Media purges at the door
There are signs that the latest purge of Ukraine’s information realm is beginning. The Verkhovna Rada did not pass a draft law which would impose a moratorium on checks of media outlets during the election campaign.
This means that the authorities have left themselves an administrative lever of influence as soon as journalists, in the view of those in power, overstep the line, they can expect to be graced with a check. Whether they’re closed, or just fined, they won’t be left to work in peace.
These are for no only guesses. Yet in Kharkiv they’ve got down to business. The broadcasters ATN, Fora and A/TVK were swiftly closed. In all cases this was done in the most flagrant manner – they simply cut them off. And then they called in the sanitary hygiene service and other bodies. For all the differences, these closed TV broadcasters had one thing in common: they weren’t afraid of criticizing the authorities.

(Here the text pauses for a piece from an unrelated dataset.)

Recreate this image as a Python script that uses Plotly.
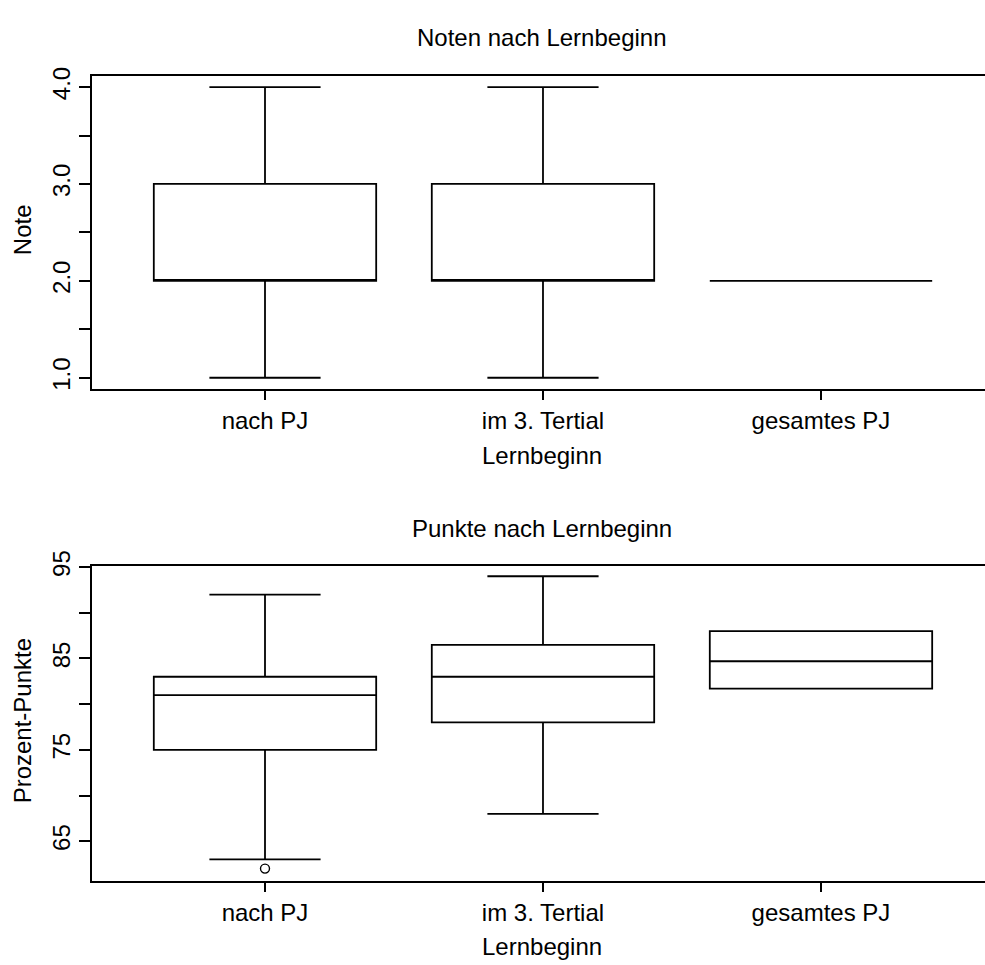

This could obviously not fail to concern civic organizations defending freedom of speech in Ukraine. On 27 September the civic movement Stop Censorship led a delegation of members of NGOs to Kharkvi. It met with representatives of the closed TV broadcasters, Kharkiv journalists and the Mayor Gennady Kernes. The delegation included David Stulik, observer from the EU Office in Ukraine.
During a meeting lasting over an hour and a half with Gennady Kernes no conversation on the substantive issue transpired. The Mayor did everything to avoid answering specific questions. For example he was asked about a conflict of interests concerning him as owner of the TV channel “Tonis” which until recently shared frequencies with A/TVK, of the channels closed down. His Deputy, Marina Stamatina also owns part of the shares. Mr Kernes responded with a flood of words about his legal education and assurances that he knows the law and doesn’t break it.
The most substantive was his claim that he as the head of the city authorities cannot interfere in the relations of his own channels. They’re supposedly just arguing among themselves, and the authorities should be answerable. The members of the delegation did not accept this argument. In their statement they noted that they do not share the view that the removal from air of the three TV channels was solely linked with their economic relations.
Mr Kernes and his press service were also caught not telling the truth several times. The most striking example was his assertion that the delegation had not been interested in documents offered by the Mayor. Kernes had in fact promised to provide documentation to back his position, but nobody saw any sign of these documents. This was unlike the TV channels who presented their documents.
It is hard to say whether on instructions from above or at their own initiative, but the Kharkiv authorities have demonstrated a model of behaviour with respect to the media. To begin with the providers whom the authorities can influence, or the regulatory bodies remove you from air or deprive you of the opportunity to print material which the authorities don’t like. And then the authorities pretend that it’s got nothing to do with them. In that way only those media outlets which “like” the authorities and write nice things about them remain in the information realm.
If this experiment works in Kharkiv, it will spread to the whole of the country.